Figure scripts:

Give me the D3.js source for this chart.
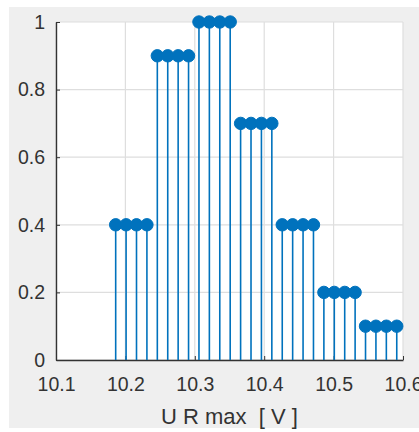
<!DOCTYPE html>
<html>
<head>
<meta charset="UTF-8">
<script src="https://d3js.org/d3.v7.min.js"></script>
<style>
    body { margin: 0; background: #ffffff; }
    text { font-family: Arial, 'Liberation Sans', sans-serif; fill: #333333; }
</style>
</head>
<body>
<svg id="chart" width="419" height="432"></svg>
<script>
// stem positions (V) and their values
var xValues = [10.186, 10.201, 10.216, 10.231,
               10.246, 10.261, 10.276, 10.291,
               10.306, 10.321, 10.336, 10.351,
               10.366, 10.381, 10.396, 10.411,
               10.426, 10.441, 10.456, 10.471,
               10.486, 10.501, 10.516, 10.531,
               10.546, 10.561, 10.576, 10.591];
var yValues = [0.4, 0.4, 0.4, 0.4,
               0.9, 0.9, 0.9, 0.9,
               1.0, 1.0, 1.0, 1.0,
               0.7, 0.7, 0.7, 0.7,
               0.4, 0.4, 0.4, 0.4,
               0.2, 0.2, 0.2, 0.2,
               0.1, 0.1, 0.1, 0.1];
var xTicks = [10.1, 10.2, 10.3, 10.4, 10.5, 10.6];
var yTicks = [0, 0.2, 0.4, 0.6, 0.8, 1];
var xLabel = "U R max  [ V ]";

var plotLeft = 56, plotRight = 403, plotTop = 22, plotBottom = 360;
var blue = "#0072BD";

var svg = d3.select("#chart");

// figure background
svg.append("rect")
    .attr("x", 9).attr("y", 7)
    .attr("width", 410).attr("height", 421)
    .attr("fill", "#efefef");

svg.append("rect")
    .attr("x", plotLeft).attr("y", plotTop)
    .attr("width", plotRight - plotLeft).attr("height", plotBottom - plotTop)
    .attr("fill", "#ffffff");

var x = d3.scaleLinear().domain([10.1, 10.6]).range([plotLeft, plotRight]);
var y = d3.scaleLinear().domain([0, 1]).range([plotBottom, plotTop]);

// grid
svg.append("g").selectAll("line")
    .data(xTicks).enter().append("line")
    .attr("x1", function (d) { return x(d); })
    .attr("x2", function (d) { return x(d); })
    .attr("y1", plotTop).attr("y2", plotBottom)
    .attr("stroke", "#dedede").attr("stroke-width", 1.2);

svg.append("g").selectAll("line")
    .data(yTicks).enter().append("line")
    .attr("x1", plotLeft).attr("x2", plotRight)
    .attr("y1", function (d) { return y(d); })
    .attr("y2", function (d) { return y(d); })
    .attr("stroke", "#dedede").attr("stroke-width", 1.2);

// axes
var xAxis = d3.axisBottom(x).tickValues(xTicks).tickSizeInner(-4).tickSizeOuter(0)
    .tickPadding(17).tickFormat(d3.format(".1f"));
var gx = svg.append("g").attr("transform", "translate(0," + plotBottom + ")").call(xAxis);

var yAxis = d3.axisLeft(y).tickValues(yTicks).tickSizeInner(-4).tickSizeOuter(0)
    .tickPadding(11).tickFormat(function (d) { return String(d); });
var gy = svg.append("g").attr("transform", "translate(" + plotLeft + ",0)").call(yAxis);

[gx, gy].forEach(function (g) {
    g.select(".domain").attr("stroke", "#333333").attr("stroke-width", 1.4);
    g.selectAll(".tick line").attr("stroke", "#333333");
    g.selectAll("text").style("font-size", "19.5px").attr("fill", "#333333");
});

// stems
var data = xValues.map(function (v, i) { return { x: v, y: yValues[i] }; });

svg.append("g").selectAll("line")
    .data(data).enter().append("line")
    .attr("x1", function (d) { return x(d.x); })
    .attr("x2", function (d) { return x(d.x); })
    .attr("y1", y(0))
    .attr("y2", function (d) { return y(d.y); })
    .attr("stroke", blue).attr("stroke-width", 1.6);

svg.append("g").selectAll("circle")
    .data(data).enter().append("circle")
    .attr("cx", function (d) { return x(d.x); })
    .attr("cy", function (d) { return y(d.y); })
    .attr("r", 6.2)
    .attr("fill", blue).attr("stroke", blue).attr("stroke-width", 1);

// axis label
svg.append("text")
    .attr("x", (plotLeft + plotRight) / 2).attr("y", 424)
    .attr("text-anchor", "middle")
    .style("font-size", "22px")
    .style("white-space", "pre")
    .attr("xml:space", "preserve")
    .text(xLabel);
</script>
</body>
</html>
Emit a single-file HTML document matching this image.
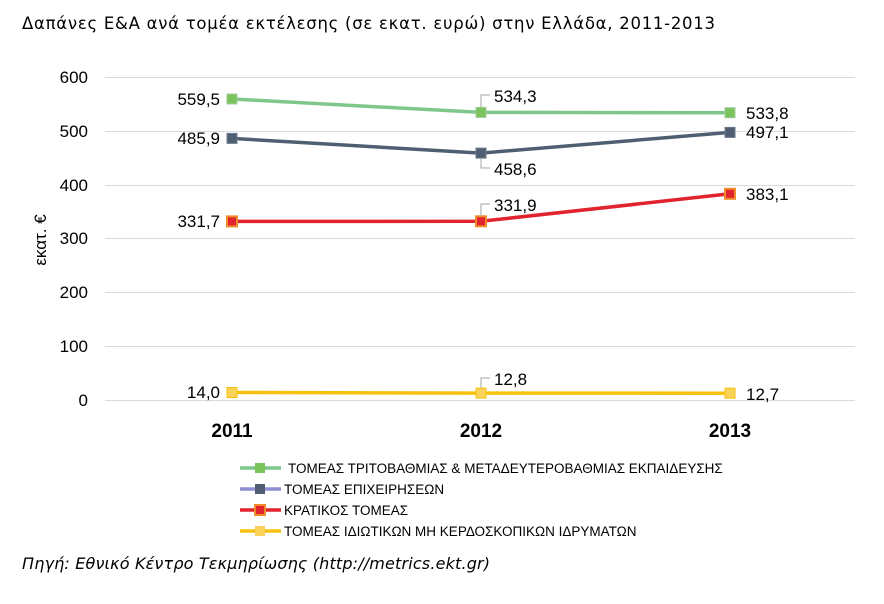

The problem: In the listing, find every line containing the word "chart" and list it.

Completed task:
Give me the D3.js source for this chart.
<svg id="chart" width="419" height="432"></svg>
var svg = d3.select("#chart");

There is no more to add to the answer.